Iran-Israel tensions, exacerbated by US involvement, are causing significant volatility in crude oil prices, directly impacting the economies and stock markets of import-dependent countries like India.
Monday, June 23rd, 2025, dawned with tension and uncertainty for Indian and global financial markets. The already volatile situation between Iran and Israel escalated dramatically with overt US intervention. US bombing in West Asia and Iran's retaliatory warnings have heightened international instability. This is directly impacting oil prices, global markets, and investor strategies.
West Asia on the Brink of War
The Middle East, or West Asia, has always been a focal point for geopolitical tensions. However, the US military action against Iran has drastically worsened the situation. US President Donald Trump has made it clear that further, more aggressive military action will follow any Iranian retaliation. This indicates the conflict is no longer confined to Israel and Iran, but has evolved into an international crisis.
Significant Impact on the Stock Market
The immediate impact of this geopolitical crisis was evident on the Indian stock market. On Monday, June 23rd, both the Sensex and Nifty opened with significant declines. In early trading, the Sensex plummeted by approximately 700 points, while the Nifty fell over 180 points, dipping below 25,000.
Despite rising tensions in the Middle East the previous week, the Indian stock market had shown a positive trend, with the Sensex and Nifty registering a growth of about one and a half percent. However, the US action has now sparked investor apprehension, prompting a cautious approach.
Crude Oil Prices Pose a New Challenge
The most serious economic consequence of these events is the surge in crude oil prices. Crude oil prices have already surpassed $76 per barrel. Experts believe that if Iran were to close the Strait of Hormuz, prices could reach $130 per barrel.
The Strait of Hormuz is a critical maritime route for global oil transport, accounting for approximately 20 percent of global oil supply. Disruption of this route would not only increase oil prices but also severely impact global trade and the shipping industry.
Shift in Investor Strategies
Investors are currently seeking safe haven assets. During periods of heightened geopolitical tension, investors typically turn to safe assets like gold and the US dollar. This explains the recent rise in their value.
Experts advise investors to closely monitor crude oil price trends and adjust their portfolio strategies accordingly.
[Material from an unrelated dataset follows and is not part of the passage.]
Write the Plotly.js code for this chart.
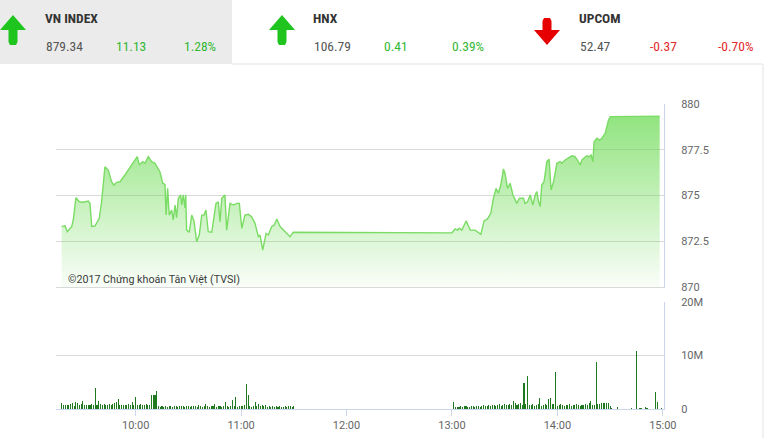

Further escalation of tensions could significantly alter investment directions.
Increased Inflationary Pressure
Rising oil prices have a dual impact on the economies of import-dependent countries like India. It increases the trade deficit and simultaneously fuels inflationary pressure. This could counteract the Reserve Bank of India's monetary policy efforts.
Prolonged high crude oil prices could lead to increased transportation costs, input costs, and food prices. This could further elevate the overall inflation rate, already under RBI scrutiny.
US Strategy and Global Implications
Analysts believe that the US intervention is not merely military but also strategic. This move, aimed at strengthening its grip on West Asia and maintaining control over the global energy market, could have far-reaching consequences.
The impact will be felt not only by emerging markets like India, but also by the energy policies of Europe, China, and South Asian countries. Global investor strategies will now be shaped by this tension.
Challenges and Options for India
India's energy needs are largely met through imports. Therefore, rising oil prices directly impact the fiscal deficit and current account deficit. A weaker rupee will further exacerbate the cost of imports, leading to increased domestic inflation.
The government faces a dual challenge: controlling oil prices and mitigating inflationary pressures for consumers. This may necessitate strategic decisions regarding petroleum subsidies.